Mike Ashley has admitted he was behind covert footage that helped trigger the downfall of former JD Sports executive chair Peter Cowgill.
The Sports Direct founder said associates working for him recorded the 2021 footage of Cowgill meeting Barry Bown, then boss of Footasylum, while JD Sports was in the process of acquiring the footwear retailer.
The footage, which showed the pair speaking in a car, was later seen by the Sunday Times and prompted scrutiny from the Competition and Markets Authority. JD Sports and Footasylum were under strict rules preventing the sharing of commercially sensitive information during the takeover process.

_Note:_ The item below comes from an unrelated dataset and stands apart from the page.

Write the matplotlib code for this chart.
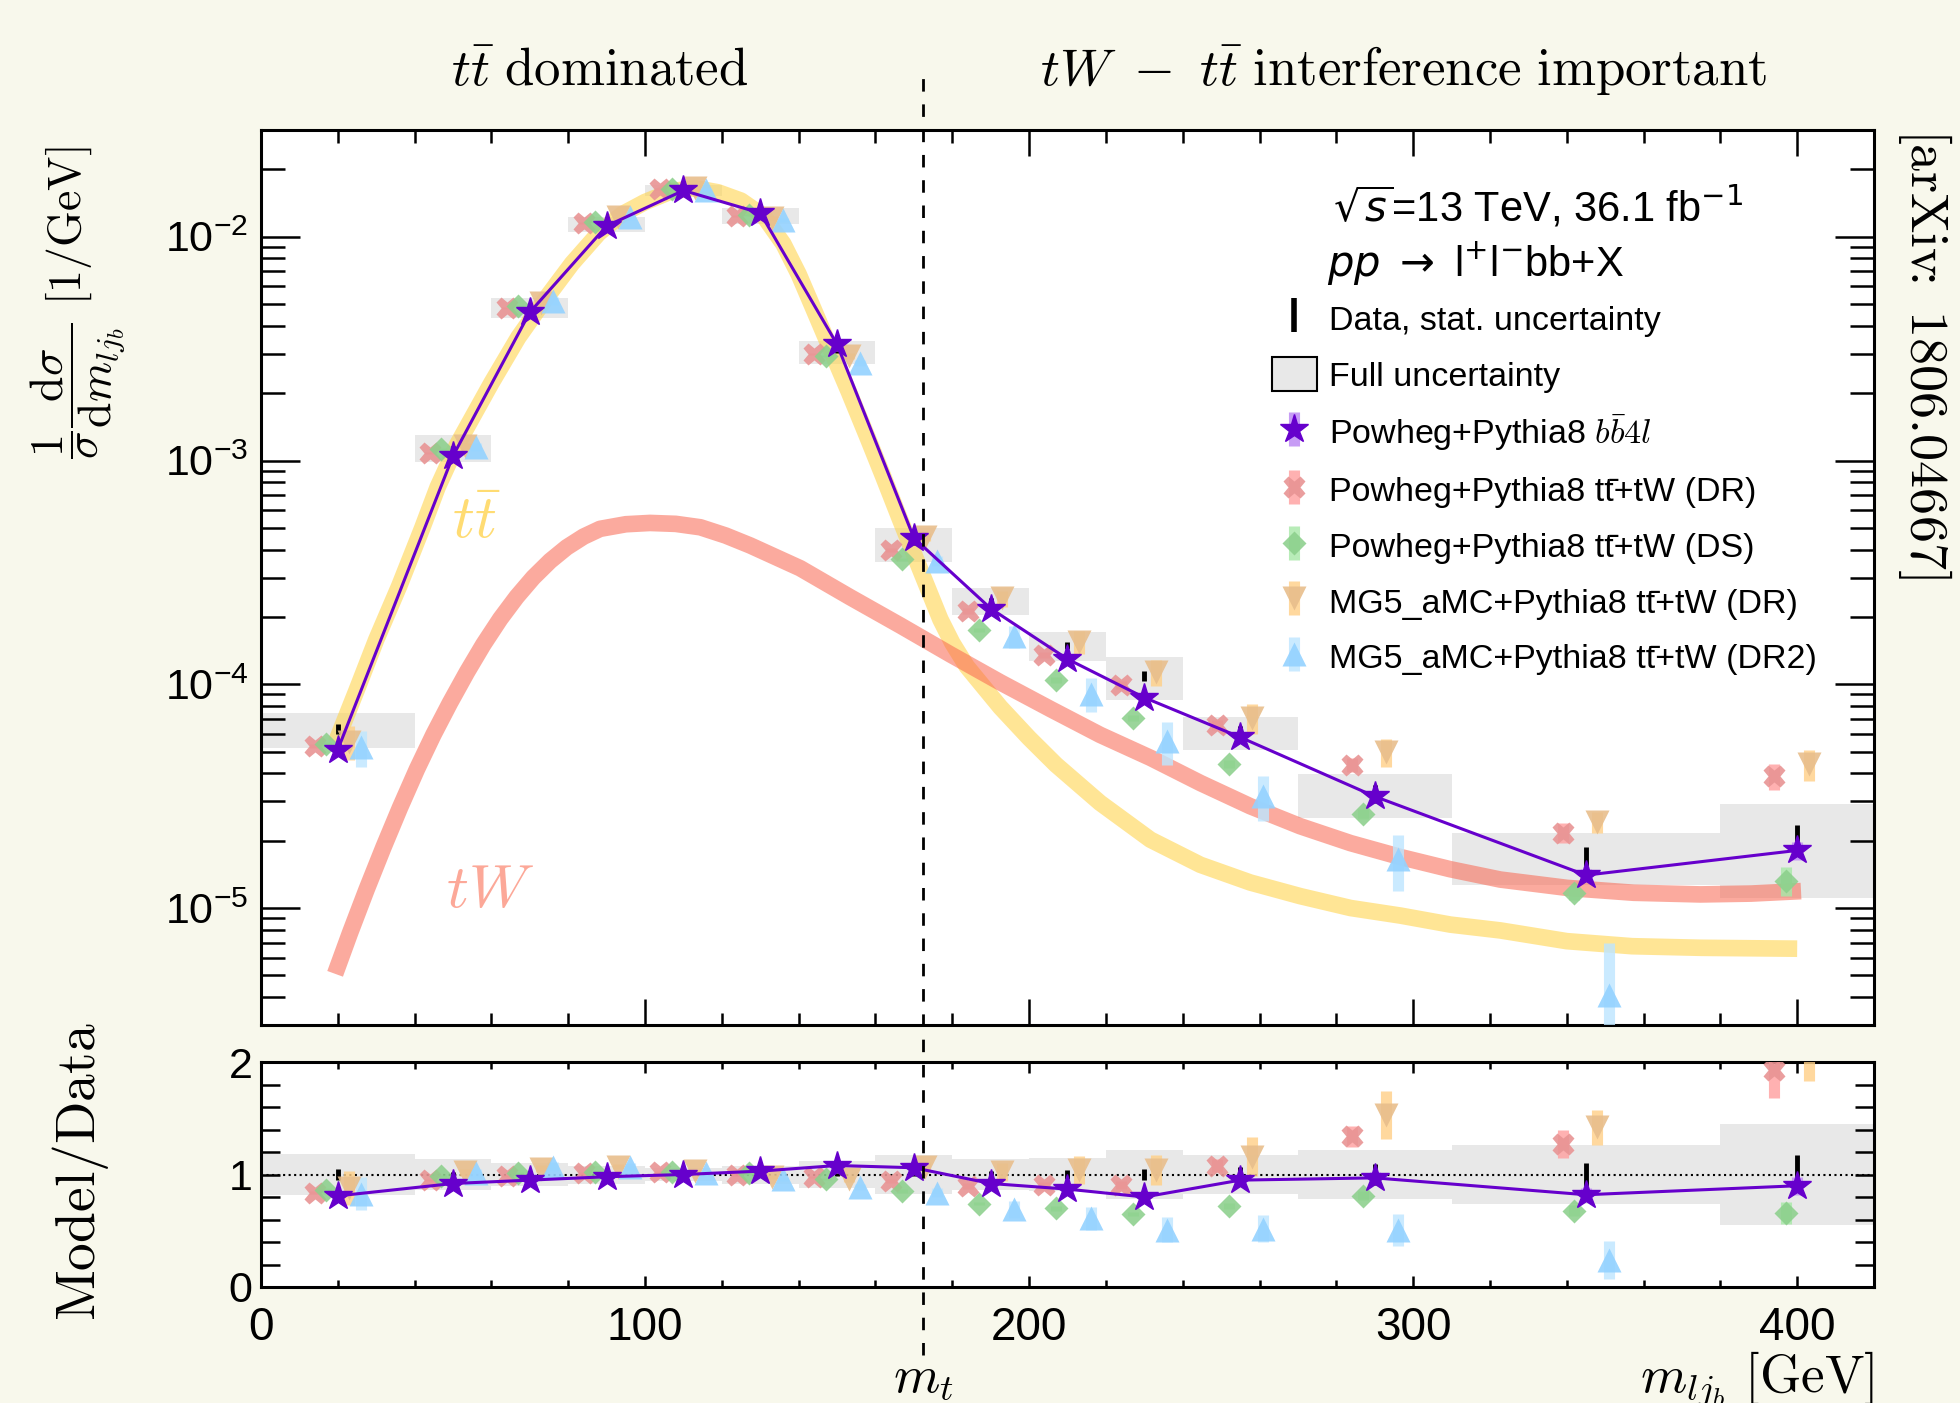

The regulator went on to fine JD Sports and Footasylum almost £5m, while Cowgill ultimately left the sportswear giant in 2022.
Ashley confirmed his involvement in an interview with the Financial Times, saying he was not “hiding from the fact” that he wanted to bring down Cowgill.
“He shouldn’t have been in the car park and maybe I shouldn’t have been in the bushes,” Ashley said, later confirming that people in his employ had recorded the footage.
The revelation reignites one of British retail’s most high-profile rivalries, with Ashley’s Frasers Group and JD Sports having long competed across sportswear and fashion.
Cowgill previously suggested the footage had been taken on behalf of a “key competitor”, saying he was concerned that a rival had been willing to “go to those lengths”.
Ashley, who stepped down as Frasers Group chief executive in 2022 but remains its controlling shareholder, told the FT that many of the disputes in his career had been driven by a sense of fairness.
“I’m not Mary Poppins – when you get in a fight with me, I’ll come back at you,” he said. “But I’m not devil incarnate.”
The billionaire, who built Sports Direct from a single Maidenhead store into the retail group now behind House of Fraser, Flannels, Evans Cycles and Jack Wills, remains one of the UK high street’s most influential and controversial figures.
JD Sports eventually sold Footasylum after the CMA blocked the £90m takeover. City AM reported that the footage showed Bown and Cowgill sitting in the front seats of a black Mercedes during the controversial meeting.